### Entries supplied
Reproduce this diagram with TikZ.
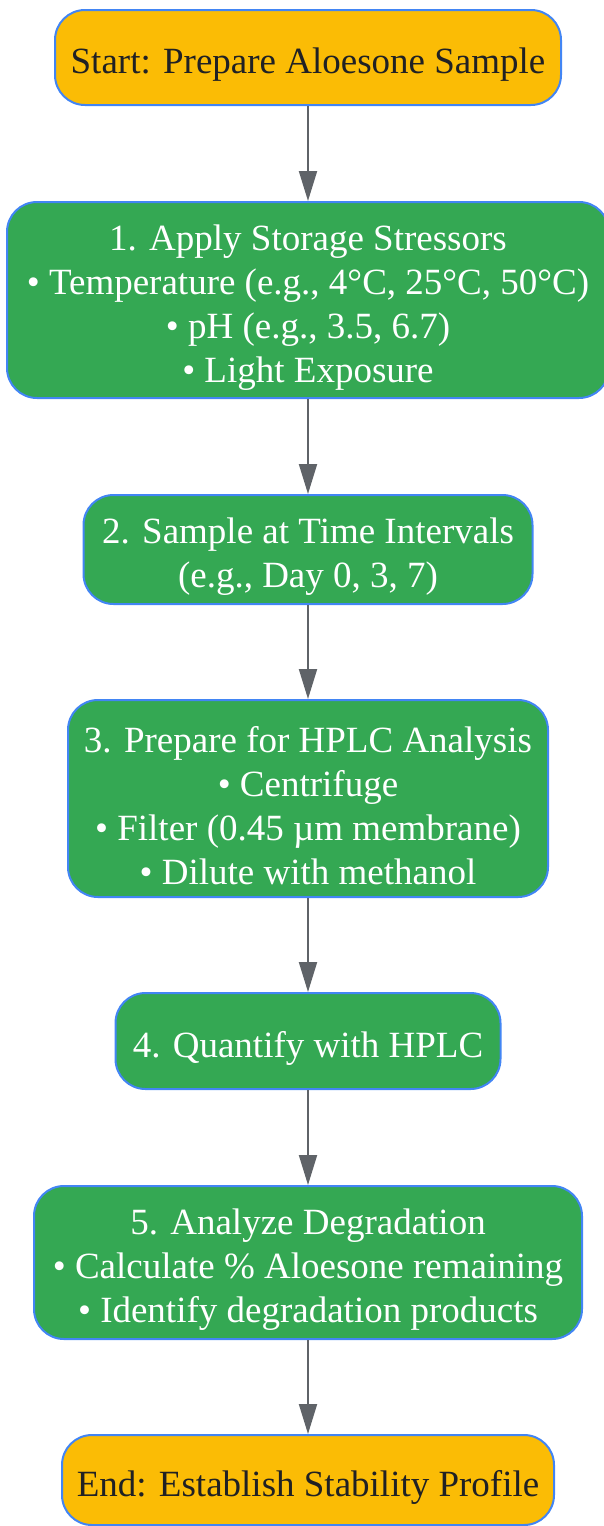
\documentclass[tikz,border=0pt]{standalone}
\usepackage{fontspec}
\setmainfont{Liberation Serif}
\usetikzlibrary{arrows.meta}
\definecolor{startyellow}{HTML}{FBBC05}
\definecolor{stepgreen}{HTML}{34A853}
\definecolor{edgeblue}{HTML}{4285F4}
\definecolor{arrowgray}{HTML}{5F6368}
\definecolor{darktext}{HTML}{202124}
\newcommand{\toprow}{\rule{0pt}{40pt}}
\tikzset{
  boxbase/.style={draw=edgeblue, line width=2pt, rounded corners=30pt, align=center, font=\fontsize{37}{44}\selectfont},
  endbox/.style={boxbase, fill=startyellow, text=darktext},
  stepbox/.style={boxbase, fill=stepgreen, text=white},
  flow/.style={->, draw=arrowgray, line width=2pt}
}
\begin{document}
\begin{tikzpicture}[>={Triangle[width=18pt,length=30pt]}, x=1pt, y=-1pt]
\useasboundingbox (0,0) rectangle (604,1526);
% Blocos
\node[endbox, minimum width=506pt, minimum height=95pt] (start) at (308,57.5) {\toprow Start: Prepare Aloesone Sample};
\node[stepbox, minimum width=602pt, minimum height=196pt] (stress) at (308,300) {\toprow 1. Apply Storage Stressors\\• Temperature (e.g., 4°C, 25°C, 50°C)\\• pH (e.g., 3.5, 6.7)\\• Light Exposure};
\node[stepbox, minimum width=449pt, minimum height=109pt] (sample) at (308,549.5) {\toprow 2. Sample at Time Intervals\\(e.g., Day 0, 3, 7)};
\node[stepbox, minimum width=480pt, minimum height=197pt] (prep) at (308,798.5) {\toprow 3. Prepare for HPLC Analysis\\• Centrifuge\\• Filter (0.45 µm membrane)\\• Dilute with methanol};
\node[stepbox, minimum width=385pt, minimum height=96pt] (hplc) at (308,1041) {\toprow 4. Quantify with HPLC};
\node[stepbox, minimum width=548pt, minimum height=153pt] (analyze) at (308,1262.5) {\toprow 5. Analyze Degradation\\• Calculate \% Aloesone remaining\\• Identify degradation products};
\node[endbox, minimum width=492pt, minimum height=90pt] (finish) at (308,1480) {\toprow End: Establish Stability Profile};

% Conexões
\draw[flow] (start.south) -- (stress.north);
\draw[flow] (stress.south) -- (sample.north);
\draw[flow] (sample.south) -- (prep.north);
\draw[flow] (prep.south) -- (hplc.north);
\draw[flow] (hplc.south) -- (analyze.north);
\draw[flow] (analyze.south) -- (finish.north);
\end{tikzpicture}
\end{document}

* * *

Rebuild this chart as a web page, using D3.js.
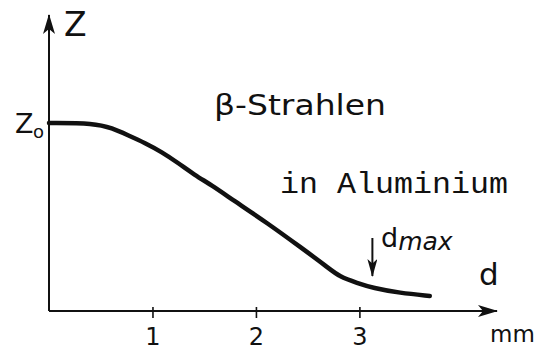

### Problem statement
Find every line in the records that contains the word "this"; copy those lines.

### Finished task
Reproduce this diagram with TikZ.
Rebuild this chart as a web page, using D3.js.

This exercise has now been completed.